Open bnsmith3 opened 7 years ago
Here's an example of a parseable OGE Form 278e Public Financial Disclosure Report (Steve Bannon: March 30, 2017). I believe this PDF format may be output from a process on the OGE's Integrity.gov website where everyone except Presidential candidates must file (candidates file at the FEC) (source). So this parseable PDF format is our primary target.
We have observed one other format for OGE Form 278e, which appears to be a scan of a primary source document (Michael Flynn: March 31, 2017). Depending on the frequency with which these documents are encountered and if they are parseable, it might be a secondary target.
President Barack Obama used the older OGE Form 278, and available documents appear to be scans (Barack Obama: May 12, 2016). It's unclear how many historical records we'll encounter that are coded to 278 rather than 278e.
Finally, here is a different format for a judicial branch employee from the Committee on Financial Disclosure in the Administrative Office of the United States Courts (Neil Gorsuch: August 11, 2016). This also appears to be a scan.
There is also an OGE Form 278-T for reporting periodic transactions (e.g., purchase and sale of stocks). Here is an example (Charles F. Bolden Jr.: Feb 2, 2016). I would argue that this parseable format is the next most important target because this is where potentially interesting and timely information could be uncovered.

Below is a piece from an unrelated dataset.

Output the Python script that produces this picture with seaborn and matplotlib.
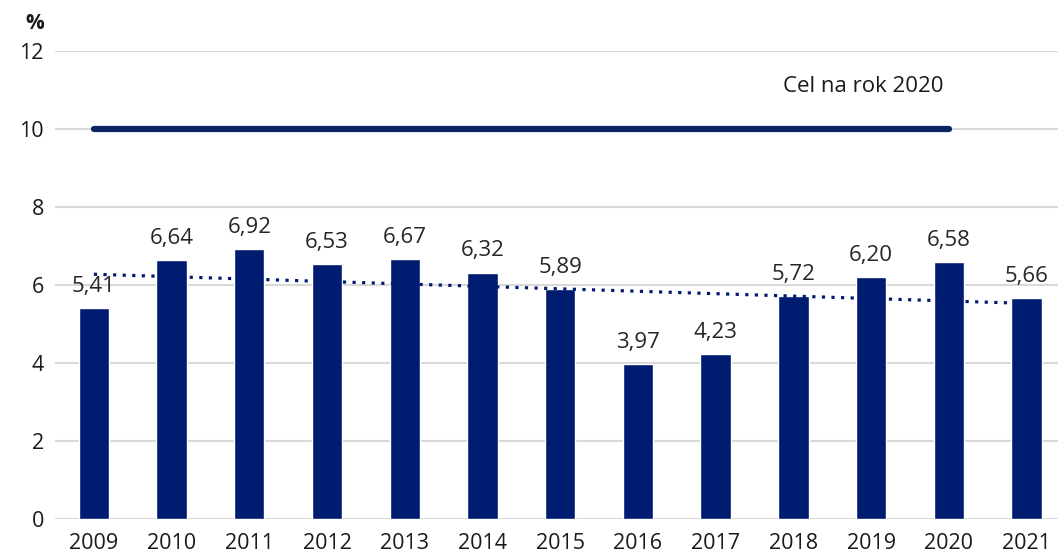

re: Ethics Agreements, for example (Rex Tillerson: Jan 3, 2017). These documents appear to be business letters which are not in a standard parseable format. However, they do appear to contain important information so it might be good to figure out a way to point to these files.
There are at least two different types of files on the OGE site that could use parsing:
Right now, form 278 form can be parsed using this code, but it could be improved.
The output of a parsed file should be a json object that could be ingested by pretty much any other service or tool.